The marketing opportunities are certainly there for the savvy restaurateur, but could dipping your toe in the retail sector end up costing you an arm and a leg? Although Bacon Jam is now set up as its own company, surely - with restaurant margins so famously tight - its success helps the pair financially? "Definitely," says O'Connor. "It also makes it a little bit more fun for us. We're not always worried about the restaurant - we've got another interest and a whole other industry we can get lost in - one different to the restaurant industry."

Bacon Jam, of course, is a rare breakout hit. Yet, while retail enterprises aren't necessarily going to make you a fortune, there's no reason why you should lose money. The costs of Two Chefs beer have been met by the brewery (although Mackenzie and Pern don't see a return), while Mackenzie has covered his own costs in producing his cookbook. Diversifying into retail can seem like a lot of extra work to take on in addition to running a
restaurant. However, in an age when restaurants have to be brand builders on top of everything else, it can be a powerful marketing tool.

"Is it a lot of hard work? Yes. Do you make a lot of money out of it? Not really. You only make a lot of money if you are James Martin or Jamie Oliver," says Mackenzie. "But what it does is it puts you on a different level and gets your name out there. It's about that all-important brand awareness."

Case study - Bacon Jam

Chris O'Connor and James Brundle chose an unusual route into the hospitality trade. In 2006 the pair decided to take over a rundown shop called Paul's Wines in Walthamstow - a site that, in O'Connor's words "hadn't had a lick of paint since the 1970s".

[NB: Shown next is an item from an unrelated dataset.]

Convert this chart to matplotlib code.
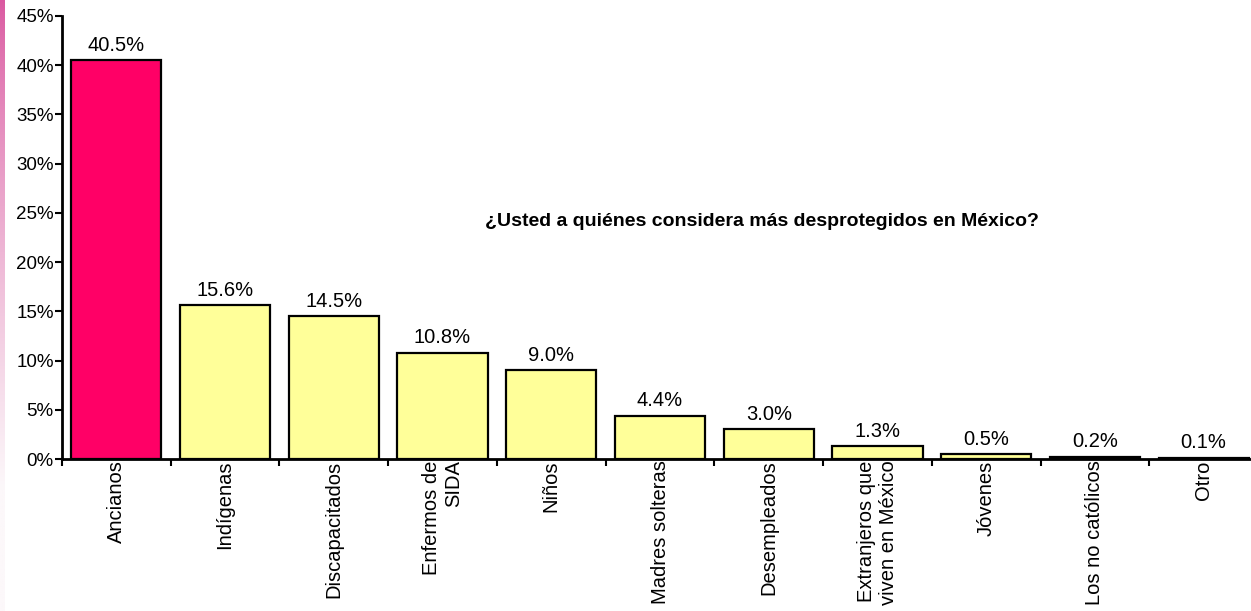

The pair began stocking speciality food produce, then baking their own pies and pastries and adding a deli. Within a couple of years, the shop had built up a following in the local area and, when the restaurant next door
became available, they decided to take the plunge, and opened an informal brasserie called Eat 17.

After experimenting with relishes for their burgers, they decided in 2012 to add some bacon to their onion marmalade and Bacon Jam was born. "We started selling it in the shop and sold 100 jars in the first weekend,"
explains O'Connor. "The local paper did an article on it, so we asked a customer of ours to do some branding for it and create a label. From the local press it went to national press and then ended up on The Jonathan Ross Show. We were blown away - it was like, "What the hell? We've just started making that in our kitchen.'"

The pair decided to increase production and see if they could stock it in other delis, but were soon approached by a buyer from Tesco who had read about it in the press. "We quickly realised it was a conversation we had
to have," says O'Connor.

Today, Bacon Jam is set up as a separate company with manufacturing outsourced to a third party. The relish is on the shelves of supermarkets the country over and this year the company is set to produce a whopping 150,000 jars as well as move into the catering sector.

How to get into retail

  • Stick to what you're good at, whether that's making bread, sauces, chutneys or drinks.
  • Don't expect to make money. Treat it as a means of building brand awareness and attracting new customers to your restaurant.
  • Carefully consider how much time, resources and floor space you are putting into the retail side. Is it earning its keep? Is it getting your name out there? Social media is the perfect platform to investigate its popularity.
  • Make sure both sides - restaurant and retail - are fully integrated. Are customers aware of what is available for sale? Have you showcased it properly?
  • Have fun. Even if you are only dipping your toe in the water, it is the chance to enter a whole new industry with different challenges from hospitality.